Before running the migration, redirect trace logging to the destination experiment created in Step 1 and stop writes to the source experiment. This ensures new traces are written to the destination tables and that no traces are lost while the migration runs.

  1. Stop all writes to the source experiment. Any traces written to the source experiment during migration might not be copied. Verify that no notebooks, jobs, or deployed models are actively logging to the source experiment.

  2. Replace any existing set_experiment call that points to the source experiment with one that points to the destination experiment, either by name or by ID:

    Python
    import mlflow

    # By experiment name
    mlflow.set_experiment(
    experiment_name="/Workspace/Users/<user>/<destination_experiment_name>",
    )

    # Or by experiment ID
    mlflow.set_experiment(experiment_id="<destination_experiment_id>")
note

Trace location can also be configured through other mechanisms, such as the MLFLOW_EXPERIMENT_NAME and MLFLOW_EXPERIMENT_ID environment variables, which are used by deployed applications, containerized services, model serving endpoint configurations, and IDE or local development setups. For details on configuring trace destinations in production, see Trace agents deployed on Databricks and Trace agents deployed outside of Databricks.

Step 3: Run the migration

In a Databricks notebook on the cluster, run the following:

Python
from databricks.migrations.migrate_traces_to_uc import run

run(
source_experiment_id="<source_experiment_id>",
target_experiment_id="<destination_experiment_id>",
)

Replace the placeholders:

  • <source_experiment_id>: The experiment ID of your existing experiment that contains the traces you want to migrate.
  • <destination_experiment_id>: The experiment ID of the Unity Catalog-backed experiment created in Step 1.

The migration is idempotent. If it is interrupted (for example, due to a cluster timeout), you can safely rerun the same command. The migration automatically resumes from where it left off. Already-migrated rows are skipped.
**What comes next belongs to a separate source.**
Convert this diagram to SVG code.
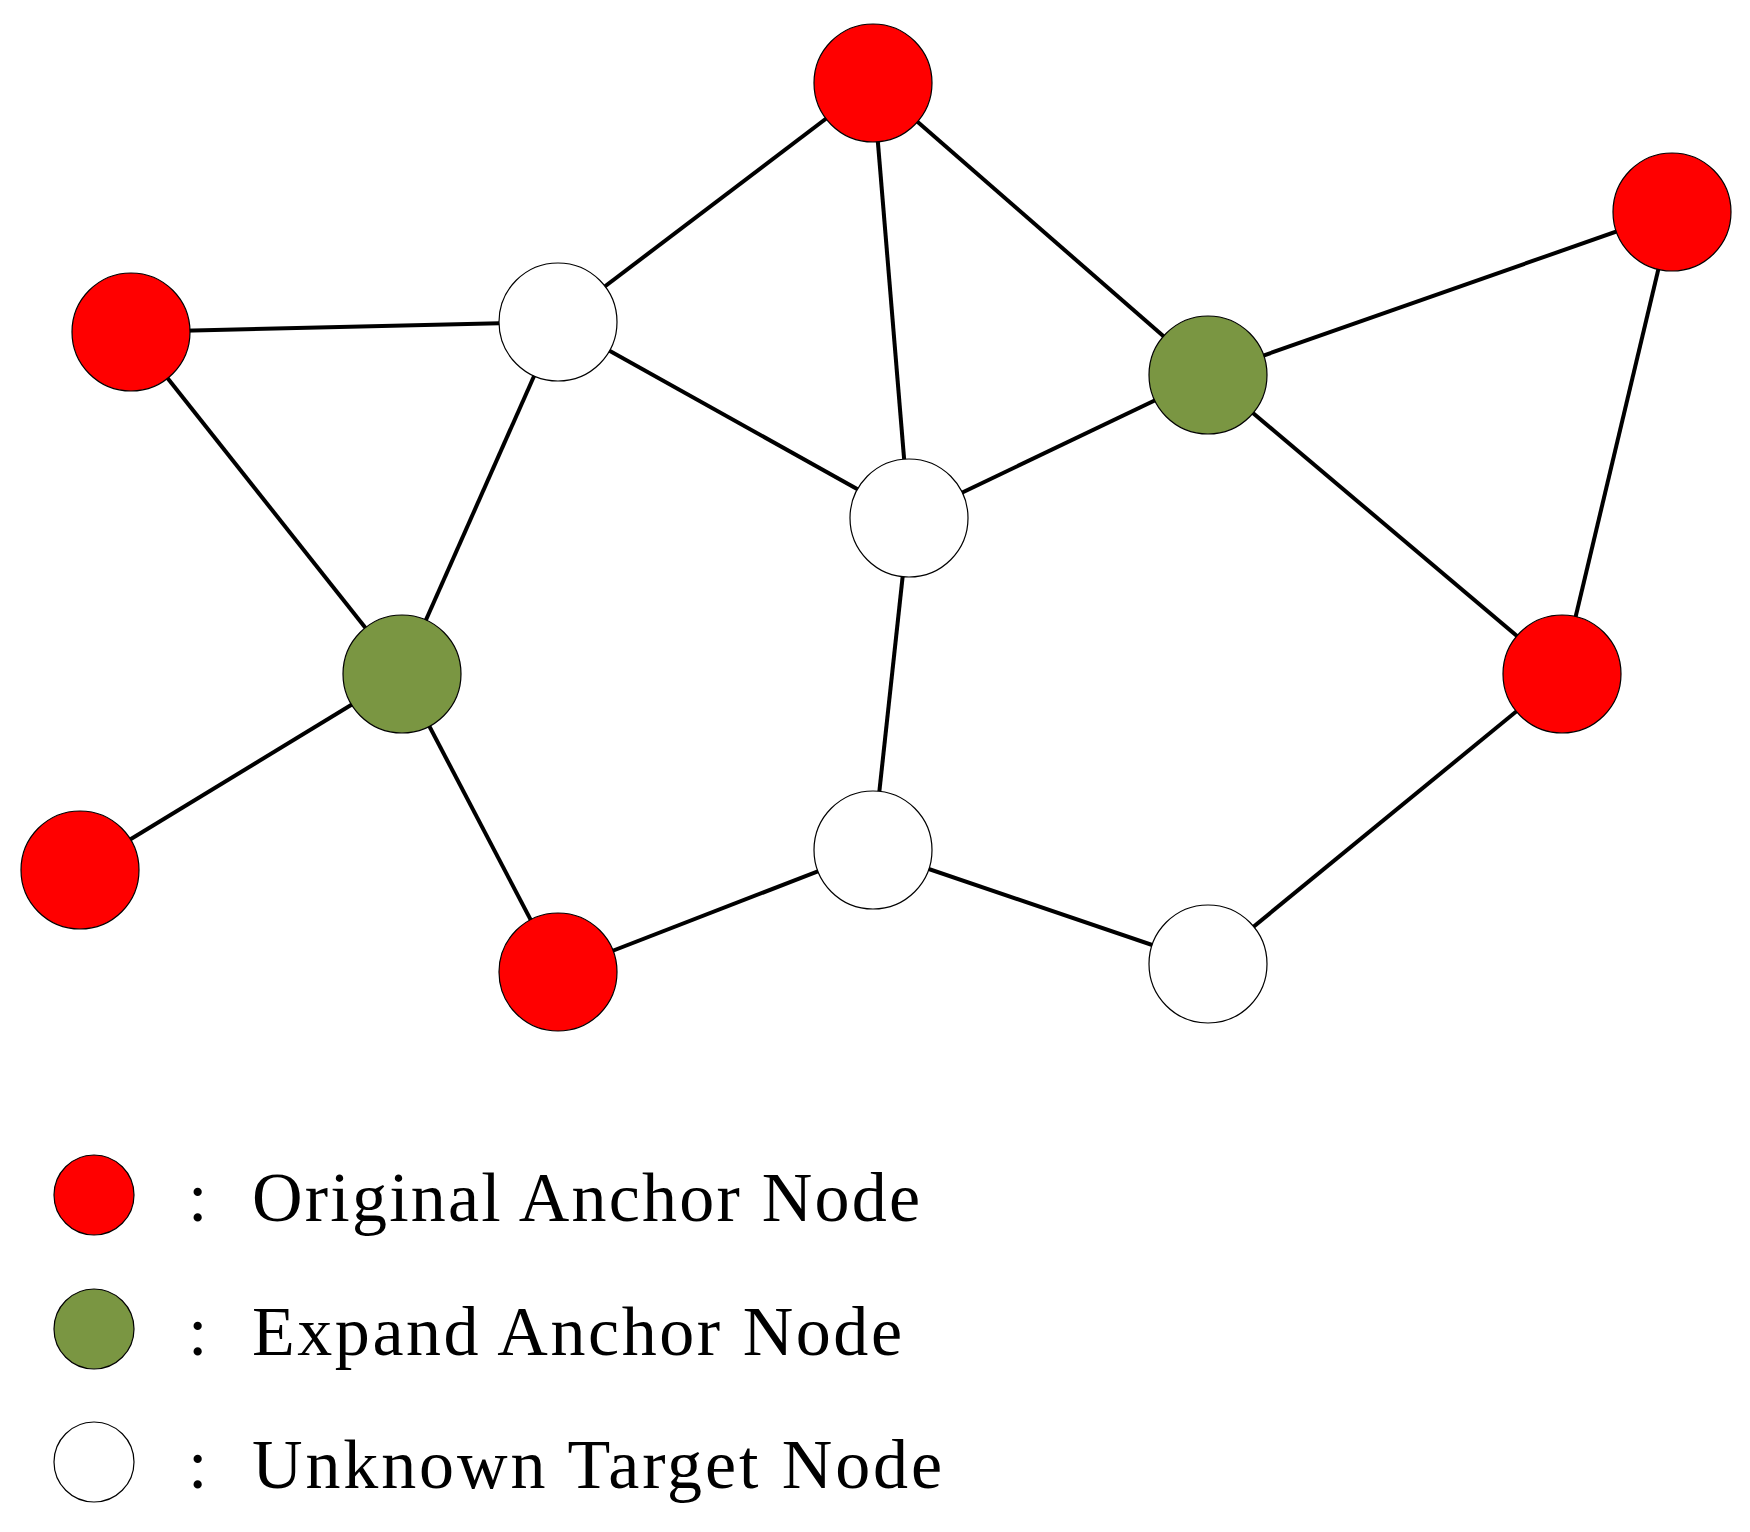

To migrate only traces created after a specific time, pass the start_time_ms parameter (epoch milliseconds). The migration will ingest all traces with a request time at or after the specified timestamp, skipping any that have already been migrated.

Python
import time

from databricks.migrations.migrate_traces_to_uc import run

one_week_ago_ms = int((time.time() - 7 * 24 * 60 * 60) * 1000)

run(
source_experiment_id="<source_experiment_id>",
target_experiment_id="<destination_experiment_id>",
start_time_ms=one_week_ago_ms, # Only migrate traces from the last 7 days
)

Once the migration completes, your traces are available in the new destination experiment. The source experiment is not modified by the migration and can be retained as a backup.